In terms of pricing, 3rd Gen Intel Xeon Scalable processors top out at just above $13K, with the flagship 40-core Xeon Scalable 8380 arriving at $8,099. While big-iron Xeon processors for mission-critical applications always command a premium, the 3rd Gen Intel Xeon Scalable 8380's introductory price is thousands less than the previous-gen 8280, which was released in 2019.

Intel is also quick to point out that data center platforms are not about the processors alone. There are many adjacent products and software featured in Intel's total platform solution. Intel’s 3rd Gen Intel Xeon Scalable platform includes support for Intel Optane persistent memory 200 series, Intel’s latest Optane Solid State Drive P5800X and D5-P5316 NAND SSDs, as well as Intel Ethernet 800 Series Network Adapters and Intel Agilex FPGAs. Intel has also made significant investments in software to optimize it platforms. And its the top-to-bottom solution that has helped Intel's maintain a leadership position in data centers, despite intense competition from multiple vectors.
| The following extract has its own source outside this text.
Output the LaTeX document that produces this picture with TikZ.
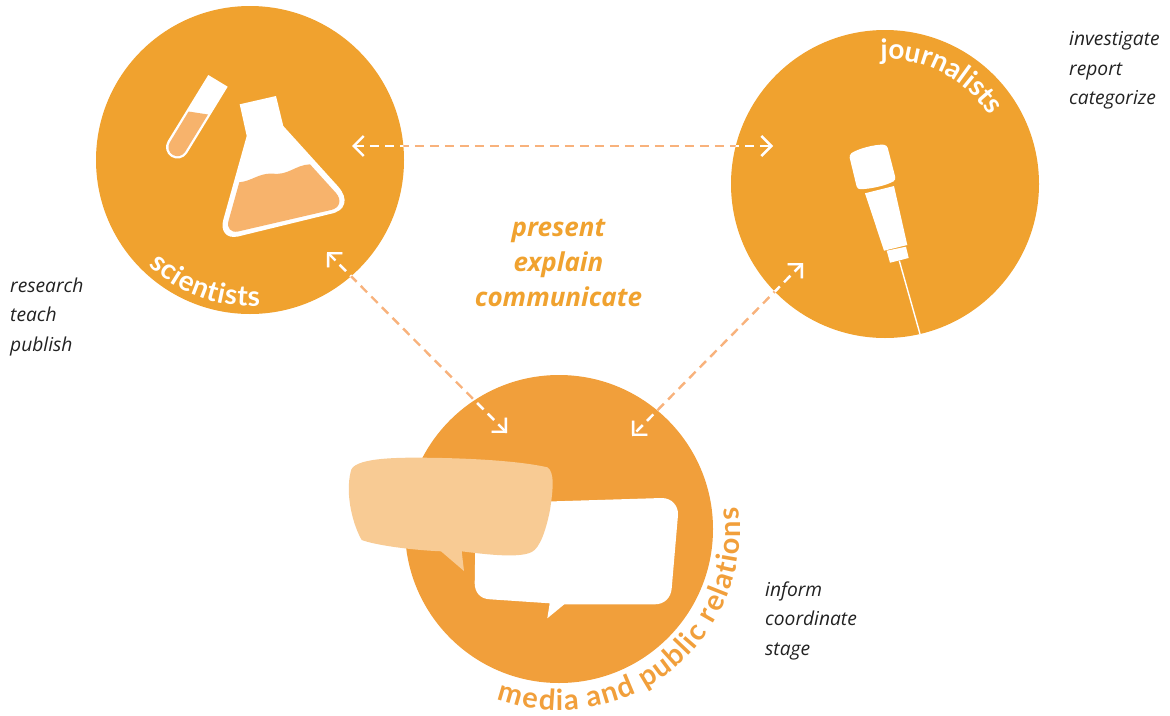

All told, although the 10nm Ice Lake-SP based 3rd Gen Intel Xeon Scalable processors are arriving later than Intel had initially hoped, they are a major step forward for the company and its customers. The enhancements arriving with the platform should result in significant increases in performance and density for Intel's customers, with additional capabilities and features as well.